Internet in a Suitcase Abroad, But What About Pennsylvania?

The New York Times has a front page article on U.S. governmental efforts to support democracy via stealthy data networking in strive torn areas abroad.  See http://www.nytimes.com/2011/06/12/world/12internet.html.

So the good guys might have ways to get the message out when the bad guys erect fire walls, or disable incumbent networks.  What’s not to like about such empowering technologies?

But the prospect of broadband in warring regions throughout the world got me thinking about broadband access in my home town, centrally located in the middle of nowhere—State College, PA, home of Penn State University.  Ironically those freedom loving patriots probably have better wireless access than I have.  Worse yet a certain incumbent carrier—threatened by the prospect of taxpayer underwritten, or tax favored municipal wireless networks—managed to convince the easily lobbied Pennsylvania legislature to grant it a right of first refusal on any wireless network with the exception of Philadelphia.  So whatever momentum might evolve to support citizen empowering wireless broadband has the cloud of litigation whether the right exists to even try to build a wireless network.

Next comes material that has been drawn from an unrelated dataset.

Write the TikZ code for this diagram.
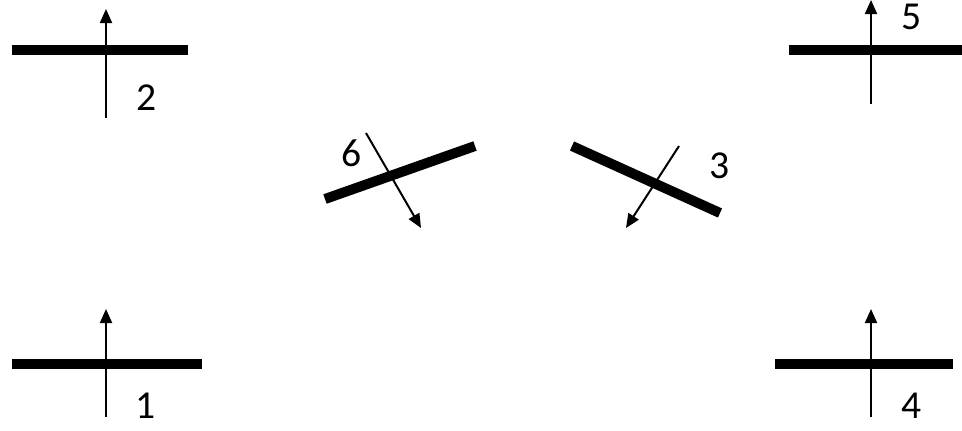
\documentclass[tikz,border=0pt]{standalone}
\usepackage{fontspec}
\setmainfont{Carlito}
\usepackage{tikz}
\usetikzlibrary{arrows.meta}

\begin{document}
\begin{tikzpicture}[
  x=0.75pt, y=-0.75pt,
  plate/.style={line width=7.5pt},
  ray/.style={line width=1.5pt,-{Triangle[length=10.5pt,width=9pt]}},
  num/.style={inner sep=0pt,font=\fontsize{29.7}{30}\selectfont},
]
  \useasboundingbox (0,0) rectangle (962,430);

  % Horizontal plates
  \coordinate (p2a) at (12,50);   \coordinate (p2b) at (188,50);
  \coordinate (p1a) at (12,364);  \coordinate (p1b) at (202,364);
  \coordinate (p5a) at (789,50);  \coordinate (p5b) at (962,50);
  \coordinate (p4a) at (775,364); \coordinate (p4b) at (953,364);

  % Tilted plates
  \coordinate (p6a) at (325,199); \coordinate (p6b) at (475,146);
  \coordinate (p3a) at (572,146); \coordinate (p3b) at (720,213);

  \draw[plate] (p2a) -- (p2b);
  \draw[plate] (p1a) -- (p1b);
  \draw[plate] (p5a) -- (p5b);
  \draw[plate] (p4a) -- (p4b);
  \draw[plate] (p6a) -- (p6b);
  \draw[plate] (p3a) -- (p3b);

  % Arrows through the plates
  \coordinate (r2s) at (106,118); \coordinate (r2e) at (106,9);
  \coordinate (r1s) at (106,417); \coordinate (r1e) at (106,309);
  \coordinate (r5s) at (871,104); \coordinate (r5e) at (871,0);
  \coordinate (r4s) at (871,417); \coordinate (r4e) at (871,309);
  \coordinate (r6s) at (366,133); \coordinate (r6e) at (421,228);
  \coordinate (r3s) at (679,146); \coordinate (r3e) at (626,228);

  \draw[ray] (r2s) -- (r2e);
  \draw[ray] (r1s) -- (r1e);
  \draw[ray] (r5s) -- (r5e);
  \draw[ray] (r4s) -- (r4e);
  \draw[ray] (r6s) -- (r6e);
  \draw[ray] (r3s) -- (r3e);

  % Labels
  \node[num] (n1) at (146,406) {1};
  \node[num] (n2) at (147,98)  {2};
  \node[num] (n3) at (720,166) {3};
  \node[num] (n4) at (912,406) {4};
  \node[num] (n5) at (912,17)  {5};
  \node[num] (n6) at (352,153) {6};
\end{tikzpicture}
\end{document}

In Afghanistan and elsewhere shadow wireless networks pop up with U.S. governmental support.  But here in Pennsylvania a cloud of another sort frustrates wireless development thanks to an incumbent carrier claiming but not necessarily exercising “dibs” on wireless networking.  

1 comment:

Ben Cramer said...

Even better is when our Congress proposes a bill to give the government power to shut down the internet in the interests of national security... but when other countries (Iran, Egypt, Libya, Syria, etc. etc. etc.) do the same thing, our leaders condemn them as anti-democracy dictatorships.

Reminds me of how Kurds in Turkey are terrorists but Kurds in Iraq are freedom fighters.